**What this task involves:**
Retype, exactly as they stand, the lines from the start of the data to the line that contains "const yTickLabels = ['1', '2', '2,5'];", both ends included. Leave the pictures out.

**Collected data:**

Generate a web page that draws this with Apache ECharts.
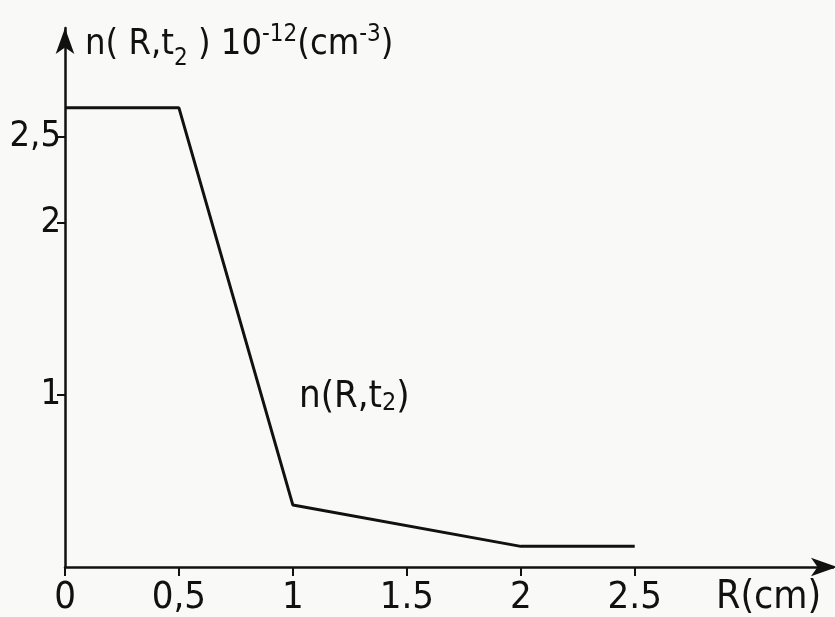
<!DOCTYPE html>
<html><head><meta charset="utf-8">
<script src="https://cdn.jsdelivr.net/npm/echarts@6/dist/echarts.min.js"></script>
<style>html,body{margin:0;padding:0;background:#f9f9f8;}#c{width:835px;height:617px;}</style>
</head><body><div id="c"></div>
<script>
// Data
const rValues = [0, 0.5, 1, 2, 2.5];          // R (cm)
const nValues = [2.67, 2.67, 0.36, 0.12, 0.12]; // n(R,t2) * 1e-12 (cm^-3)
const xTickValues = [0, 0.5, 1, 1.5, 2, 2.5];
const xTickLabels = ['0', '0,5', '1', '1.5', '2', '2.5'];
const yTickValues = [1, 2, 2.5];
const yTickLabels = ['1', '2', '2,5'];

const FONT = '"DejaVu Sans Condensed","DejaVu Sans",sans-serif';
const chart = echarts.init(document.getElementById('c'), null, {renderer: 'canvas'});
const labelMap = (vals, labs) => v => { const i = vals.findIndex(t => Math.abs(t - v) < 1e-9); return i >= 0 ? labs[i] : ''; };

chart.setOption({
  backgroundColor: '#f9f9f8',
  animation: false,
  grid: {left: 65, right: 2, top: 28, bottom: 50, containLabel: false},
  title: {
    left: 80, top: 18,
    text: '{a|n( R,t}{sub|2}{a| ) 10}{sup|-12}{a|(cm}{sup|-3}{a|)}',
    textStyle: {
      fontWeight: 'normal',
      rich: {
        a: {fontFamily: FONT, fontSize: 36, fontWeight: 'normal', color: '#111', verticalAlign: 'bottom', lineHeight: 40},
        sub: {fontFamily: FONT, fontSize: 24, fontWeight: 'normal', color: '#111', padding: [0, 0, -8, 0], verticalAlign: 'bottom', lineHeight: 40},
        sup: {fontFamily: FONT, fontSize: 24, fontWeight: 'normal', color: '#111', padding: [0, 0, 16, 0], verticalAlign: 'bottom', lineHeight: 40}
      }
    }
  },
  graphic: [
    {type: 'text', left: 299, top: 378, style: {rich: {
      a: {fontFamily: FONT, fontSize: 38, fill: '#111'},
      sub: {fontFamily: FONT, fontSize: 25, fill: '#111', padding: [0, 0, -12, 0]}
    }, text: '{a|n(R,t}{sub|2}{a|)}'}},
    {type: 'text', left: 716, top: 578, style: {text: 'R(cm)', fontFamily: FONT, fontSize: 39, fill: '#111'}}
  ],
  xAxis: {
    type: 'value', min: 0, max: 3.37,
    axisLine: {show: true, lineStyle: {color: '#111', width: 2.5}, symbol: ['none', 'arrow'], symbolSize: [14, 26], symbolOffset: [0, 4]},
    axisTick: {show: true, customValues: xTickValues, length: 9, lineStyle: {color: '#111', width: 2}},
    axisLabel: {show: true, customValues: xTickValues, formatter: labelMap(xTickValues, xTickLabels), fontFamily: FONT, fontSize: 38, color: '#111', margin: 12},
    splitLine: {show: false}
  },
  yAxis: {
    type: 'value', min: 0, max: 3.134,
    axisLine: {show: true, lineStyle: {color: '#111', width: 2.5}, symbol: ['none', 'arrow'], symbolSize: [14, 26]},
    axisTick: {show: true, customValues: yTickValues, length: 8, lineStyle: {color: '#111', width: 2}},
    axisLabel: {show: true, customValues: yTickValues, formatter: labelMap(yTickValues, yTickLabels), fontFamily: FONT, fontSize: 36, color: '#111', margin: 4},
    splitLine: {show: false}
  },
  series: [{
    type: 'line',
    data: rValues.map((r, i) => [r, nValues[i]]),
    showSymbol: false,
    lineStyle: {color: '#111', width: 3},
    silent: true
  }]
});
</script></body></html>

**Expected answer:**
Generate a web page that draws this with Apache ECharts.
<!DOCTYPE html>
<html><head><meta charset="utf-8">
<script src="https://cdn.jsdelivr.net/npm/echarts@6/dist/echarts.min.js"></script>
<style>html,body{margin:0;padding:0;background:#f9f9f8;}#c{width:835px;height:617px;}</style>
</head><body><div id="c"></div>
<script>
// Data
const rValues = [0, 0.5, 1, 2, 2.5];          // R (cm)
const nValues = [2.67, 2.67, 0.36, 0.12, 0.12]; // n(R,t2) * 1e-12 (cm^-3)
const xTickValues = [0, 0.5, 1, 1.5, 2, 2.5];
const xTickLabels = ['0', '0,5', '1', '1.5', '2', '2.5'];
const yTickValues = [1, 2, 2.5];
const yTickLabels = ['1', '2', '2,5'];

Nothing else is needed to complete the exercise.